On the physical side of it, this is where hormones are pumped into our body to repair. So not only do we not get mental recovery but we don’t get physical recovery without enough sleep. So, we get inflammation. Which is the gateway to majority of the diseases out there. Why I want this to be a topic is to help promote how to get to sleep and stay asleep.
In my experience, the importance is to sit there with our head on our pillows at night and give ourselves permission to get to sleep. The reality is that life does not need us for those seven hours. Though we think it does or we think we need to solve one more problem before we go to sleep. The challenge there is that often times resolving problems and significant challenges on a battle fatigued mind that has ten, sixteen, eighteen hours of effort put into it that’s expended there’s not a lot of energy. There’s a lot of neural battle fatigue. It’s really easy to make an amateurish middle error that could cost us dearly on many different levels. When we put our head on the pillow and we say to ourselves, deliberately, that there is nothing more I can do today. There’s certainly plenty of time to screw it up by staying up later and trying to resolve things more efficiently when we are dull. Again, the risk of that going south is very high. When we go to sleep, when we give ourselves permission to go to sleep, because we have affirmed and we have consciously committed to that then we are really trusting our body and its intelligence to provide answers to difficult problems that would be in our minds inbox in the morning when we wake up refreshed. That is the value of allowing yourself to sleep.

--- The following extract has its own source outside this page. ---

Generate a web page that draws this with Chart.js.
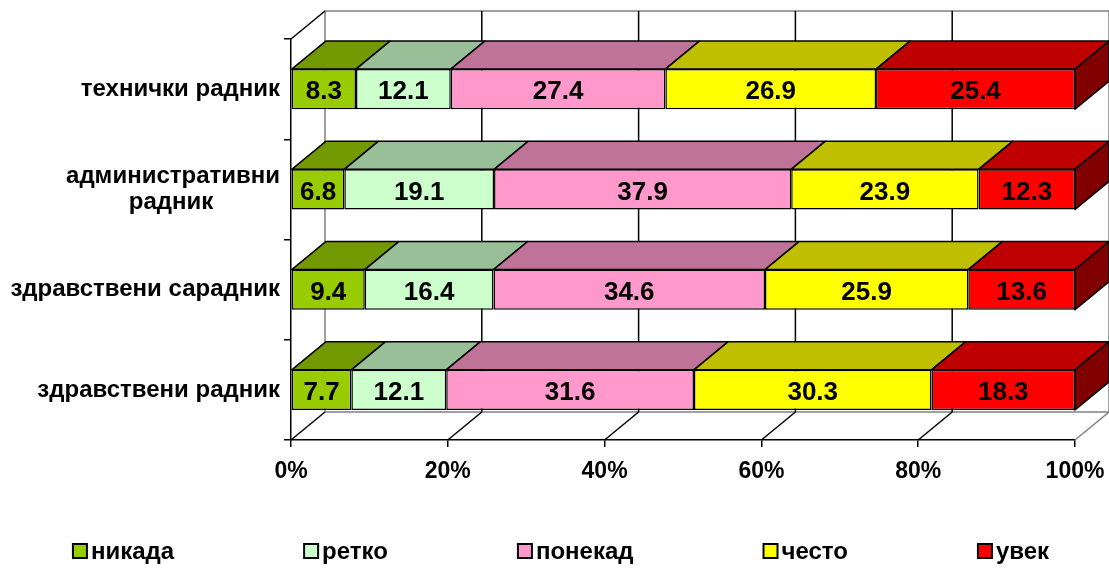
<!DOCTYPE html>
<html>
<head>
<meta charset="utf-8">
<script src="https://cdn.jsdelivr.net/npm/chart.js@4.4.1/dist/chart.umd.min.js"></script>
<style>
  html, body { margin: 0; padding: 0; background: #fff; }
</style>
</head>
<body>
<canvas id="chart" width="1109" height="568"></canvas>
<script>
const categories = [
  "технички радник",
  ["административни", "радник"],
  "здравствени сарадник",
  "здравствени радник"
];
const seriesNames = ["никада", "ретко", "понекад", "често", "увек"];
const nikada = [8.3, 6.8, 9.4, 7.7];
const retko = [12.1, 19.1, 16.4, 12.1];
const ponekad = [27.4, 37.9, 34.6, 31.6];
const cesto = [26.9, 23.9, 25.9, 30.3];
const uvek = [25.4, 12.3, 13.6, 18.3];
const xTicks = [0, 20, 40, 60, 80, 100];

const series = [nikada, retko, ponekad, cesto, uvek];

const palette = {
  front: ["#99CC00", "#CCFFCC", "#FF99CC", "#FFFF00", "#FF0000"],
  top: ["#739900", "#99BF99", "#BF7399", "#BFBF00", "#BF0000"],
  side: ["#4D6600", "#668066", "#804D66", "#808000", "#800000"],
  wall: "#808080"
};

const FONT = '"Liberation Sans", Arial, sans-serif';
const LABEL_SIZE = 24;
const DX = 34;
const DY = -28;

// 100% stacked: each row is scaled to its own total
const rowTotals = categories.map((_, i) => series.reduce((sum, arr) => sum + arr[i], 0));

function centerLines(value) {
  const label = this.getLabelForValue(value);
  if (!Array.isArray(label)) return label;
  const ctx = this.chart.ctx;
  ctx.save();
  ctx.font = `bold ${LABEL_SIZE}px ${FONT}`;
  const widths = label.map((line) => ctx.measureText(line).width);
  const widest = Math.max(...widths);
  const space = ctx.measureText("\u00a0").width;
  ctx.restore();
  return label.map((line, i) => line + "\u00a0".repeat(Math.round((widest - widths[i]) / 2 / space)));
}

const depthPlugin = {
  id: "depth3d",
  beforeDatasetsDraw(chart) {
    const { ctx, chartArea: a, scales: { x } } = chart;
    ctx.save();
    ctx.lineWidth = 1.5;

    // back wall + floor outline
    ctx.strokeStyle = palette.wall;
    ctx.beginPath();
    ctx.moveTo(a.left + DX, a.bottom + DY);
    ctx.lineTo(a.left + DX, a.top + DY);
    ctx.lineTo(a.right + DX, a.top + DY);
    ctx.lineTo(a.right + DX, a.bottom + DY);
    ctx.lineTo(a.left + DX, a.bottom + DY);
    ctx.moveTo(a.right, a.bottom);
    ctx.lineTo(a.right + DX, a.bottom + DY);
    ctx.stroke();

    ctx.strokeStyle = "#000";
    x.ticks.forEach((tick) => {
      const px = x.getPixelForValue(tick.value);
      ctx.beginPath();
      if (tick.value > x.min && tick.value < x.max) {
        ctx.moveTo(px + DX, a.top + DY);
        ctx.lineTo(px + DX, a.bottom + DY);
      }
      if (tick.value < x.max) {
        ctx.moveTo(px, a.bottom);
        ctx.lineTo(px + DX, a.bottom + DY);
      }
      ctx.stroke();
    });

    ctx.beginPath();
    ctx.moveTo(a.left, a.top);
    ctx.lineTo(a.left + DX, a.top + DY);
    ctx.stroke();
    ctx.restore();
  },
  afterDatasetsDraw(chart) {
    const { ctx } = chart;
    const last = chart.data.datasets.length - 1;
    ctx.save();
    ctx.lineWidth = 1.5;
    ctx.strokeStyle = "#000";
    ctx.lineJoin = "round";

    chart.data.datasets.forEach((dataset, di) => {
      chart.getDatasetMeta(di).data.forEach((bar) => {
        const { x, y, base, height } = bar.getProps(["x", "y", "base", "height"], true);
        const left = Math.min(x, base);
        const right = Math.max(x, base);
        const top = y - height / 2;
        const bottom = y + height / 2;

        ctx.fillStyle = palette.top[di];
        ctx.beginPath();
        ctx.moveTo(left, top);
        ctx.lineTo(left + DX, top + DY);
        ctx.lineTo(right + DX, top + DY);
        ctx.lineTo(right, top);
        ctx.closePath();
        ctx.fill();
        ctx.stroke();

        if (di === last) {
          ctx.fillStyle = palette.side[di];
          ctx.beginPath();
          ctx.moveTo(right, top);
          ctx.lineTo(right + DX, top + DY);
          ctx.lineTo(right + DX, bottom + DY);
          ctx.lineTo(right, bottom);
          ctx.closePath();
          ctx.fill();
          ctx.stroke();
        }
      });
    });

    ctx.fillStyle = "#000";
    ctx.font = `bold 26px ${FONT}`;
    ctx.textAlign = "center";
    ctx.textBaseline = "middle";
    chart.data.datasets.forEach((dataset, di) => {
      chart.getDatasetMeta(di).data.forEach((bar, i) => {
        const { x, y, base } = bar.getProps(["x", "y", "base"], true);
        ctx.fillText(series[di][i].toFixed(1), (x + base) / 2, y + 3);
      });
    });
    ctx.restore();
  },
  afterDraw(chart) {
    const { ctx } = chart;
    const box = 14;
    const gap = 4;
    const spacing = 130;
    const yMid = 551;
    ctx.save();
    ctx.font = `bold ${LABEL_SIZE}px ${FONT}`;
    const widths = chart.data.datasets.map((d) => ctx.measureText(d.label).width);
    const total = widths.reduce((s, w) => s + box + gap + w, 0) + spacing * (widths.length - 1);
    let pos = 561 - total / 2;
    chart.data.datasets.forEach((d, i) => {
      ctx.fillStyle = d.backgroundColor;
      ctx.fillRect(pos, yMid - box / 2, box, box);
      ctx.lineWidth = 2;
      ctx.strokeStyle = "#000";
      ctx.strokeRect(pos, yMid - box / 2, box, box);
      ctx.fillStyle = "#000";
      ctx.textAlign = "left";
      ctx.textBaseline = "middle";
      ctx.fillText(d.label, pos + box + gap, yMid + 1);
      pos += box + gap + widths[i] + spacing;
    });
    ctx.restore();
  }
};

new Chart(document.getElementById("chart"), {
  type: "bar",
  data: {
    labels: categories,
    datasets: series.map((values, di) => ({
      label: seriesNames[di],
      data: values.map((v, i) => (v / rowTotals[i]) * 100),
      backgroundColor: palette.front[di],
      borderColor: "#000",
      borderWidth: 1.5,
      borderSkipped: false,
      barPercentage: 0.4,
      categoryPercentage: 1
    }))
  },
  options: {
    indexAxis: "y",
    responsive: false,
    animation: false,
    layout: { padding: { top: 39, right: 34, bottom: 40, left: 0 } },
    plugins: {
      legend: { display: false },
      tooltip: { enabled: false }
    },
    scales: {
      x: {
        stacked: true,
        min: 0,
        max: 100,
        afterBuildTicks: (scale) => { scale.ticks = xTicks.map((v) => ({ value: v })); },
        afterFit: (scale) => {
          scale.height = 88;
          scale.paddingLeft = 0;
          scale.paddingRight = 0;
        },
        grid: { drawOnChartArea: false, tickLength: 7, color: "#000", lineWidth: 1.5 },
        border: { display: true, color: "#000", width: 1.5 },
        ticks: {
          callback: (v) => v + "%",
          padding: 11,
          maxRotation: 0,
          color: "#000",
          font: { family: FONT, size: 23, weight: "bold" }
        }
      },
      y: {
        stacked: true,
        afterFit: (scale) => { scale.width = 291; },
        grid: { drawOnChartArea: false, tickLength: 7, color: "#000", lineWidth: 1.5 },
        border: { display: true, color: "#000", width: 1.5 },
        ticks: {
          callback: centerLines,
          padding: 4,
          color: "#000",
          font: { family: FONT, size: LABEL_SIZE, weight: "bold", lineHeight: 1.05 }
        }
      }
    }
  },
  plugins: [depthPlugin]
});
</script>
</body>
</html>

In order to do that we have to be able to trust that side of ourselves. That we know to instinctively be true. When our human nature is trying to talk us into “you better do this” “you better solve this” “you better get this straightened out” that’s a human nature thing that’s a fear based survival instinct we live with day in and day out. Which has not been proven itself to be successful over time. When we look at the reality of what our track record is with that; can we successfully engage this other way of thinking? When we think about letting go for seven hours and we say to ourselves “you know what? The world doesn’t really need us for these next seven hours.” There is nothing so urgent that you need to respond to, generally. Of course, there are always a few exceptions. But that is more than likely not the case.
In review, when we have vetted and checked off everything and we lay in bed at night and we say is there anything left to do. If there is, is the risk of ruining it on a battle fatigued mind that we will regret actually worth it? The answer is most likely, no. the gift is when we wake up the next day and check our mental inbox generally a better solution is there because we trusted in this process.
So, when we do that, when we give ourselves the permission to go to sleep, along with maybe a little help from diaphragmic breathing to slow things down, then we allow ourselves to get to sleep and stay asleep. With the assurance that we will have a much better morning, and be much clearer than we were the night before. We will have more confidence. Once we do that a few times we will really start to see the merit of it.
I’ll admit it IS hard to trust it. Our human nature does not want to trust it. It wants to take control. It wants to manipulate. It wants to steer the bus with a death like grip. But this will really give you a lifetime engagement that will give you the wisdom to create the legacy you ARE capable of.